The individual in the audience is responsible for what he sees. Whether he wants to see as much as possible and confront his condition of being a human in the world who is free and who can choose, or whether he chooses to deceive himself as to his condition, responsibility, freedom or, indeed, chooses not to see much whatsoever; he is responsible for his choice and creates himself by choosing.
The individual in the audience must be responsible for what she brings to her seeing. She must recognise that what she brings of herself to her seeing, (her value-judgments, her perception of quality of an aesthetic or moral kind, her perception of flaw or error, etc.,) is the way in which she can perceive herself in what she sees. In effect, what she sees looks back at her. She must recognise that to establish a genuine relationship to what she sees, she must take an active role and be a participant in it. What is perceived is the stage of her involvement with her own life, and thus she can create herself by seeing.

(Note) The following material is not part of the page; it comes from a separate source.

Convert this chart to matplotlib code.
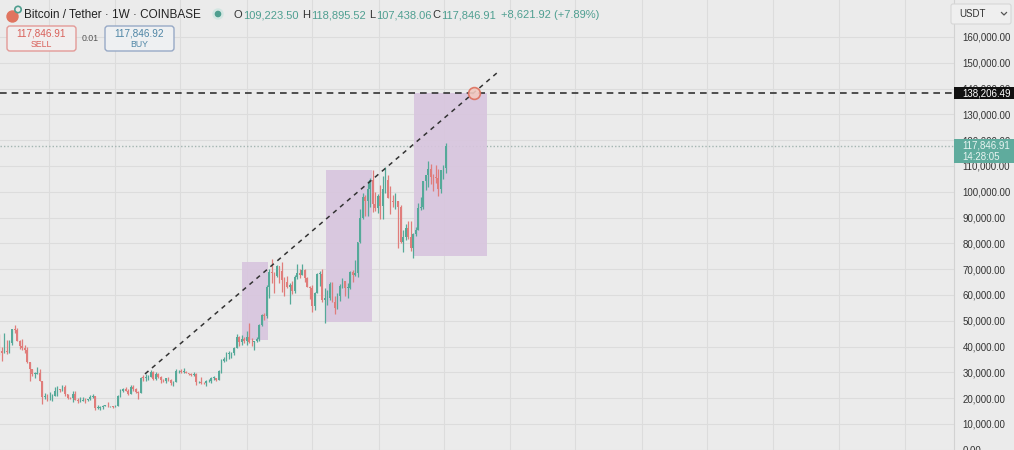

The twofold nature of entertainment:
i) The active individual in the audience delights in entertaining possibilities, for this stimulates an examination of established values to determine their worth, enables new or unfamiliar values to be weighed and cross-examined, and widens the scope of active decision-making. An enhancement of life and an increased scope for self-mastery therefore becomes desirable and possible.
ii) The passive individual in the audience, who watches for entertainment or edification as an object in itself, seeks to confirm the beliefs he is already steeped in, delights in repetition, constricts his desire to what he already knows [but refuses to question the way in which he knows it] and nullifies his power of self-mastery in favour of sharing in the power of dominant values by consenting to their authority over him.
Critique of the minimum rigour of value-judgement: To value cultural objects as either good or bad, without defining precisely why they are so for us, and moreover, without examining what good or bad might mean for us, is useless. One might as well not value anything.
The active individual is not resentful toward the passive individual – resent is always a rejection of personal responsibility – but recognises her as an adherent of a worthy opponent. She will thus seek out the arbiters of that power to whom people are willing to be subservient in order to evaluate their authority by examining the form and content of their values. Furthermore, she will not resent the arbiters of power. Even though the active individual’s desire and power is marginalised by the dominant modes of culture, she recognises her capacity for self-mastery in overcoming them. Furthermore, in accepting ever-greater degrees of personal responsibility, she perceives new desires, new difficulties, new decisions, new degrees of self-deception. Life is affirmed. And she delights in this new vista, for it enables her to see what she has tried hardest to conceal from herself; her condition of being human.
The passive individual, on the other hand, passes his personal responsibility to some other authority in order to minimise the scope of his decisions and thus, his freedom. Through the unquestioning allegiance to the authority of dominant values and, with a clean conscience, he takes a passive role in the collective asphyxiation of culture in his desire for repetitive, stagnant values. This is a basic requirement of consumer culture. Inasmuch as he refuses to examine the root and origin of his desire, his desires can be easily dictated to him by the arbiters of value. He therefore acquires a feeling of power by taking part in, i.e. consuming, the dominant values of culture, safe in the knowledge that his culture is the strongest, (for it has the most followers,) and that he can more easily hide there, (safety in numbers.) The result is that culture retains its power over individuals through the illusion of security, through a denial of the human condition, and by the same token holds the power to command.
The active individual cares not so much for answers to pre-existent questions as she does for the creation of interesting and well-formulated questions of her own. She recognises that ill-formed questions elicit ill-formed answers which, although having a value of their own, not only posit an obstacle to her consciousness as an individual, but perpetuate an impotence to think and to act. To be able to ask her own relevant, specific questions is of paramount importance to her, and the resulting expansion of her perspective serves to make her questions more acute and gives greater definition and style to herself. This rigorous demand for honesty requires that she does not shun contradictions as mere flaws or failures of integrity, but sees them as points of departure into new ways of questioning.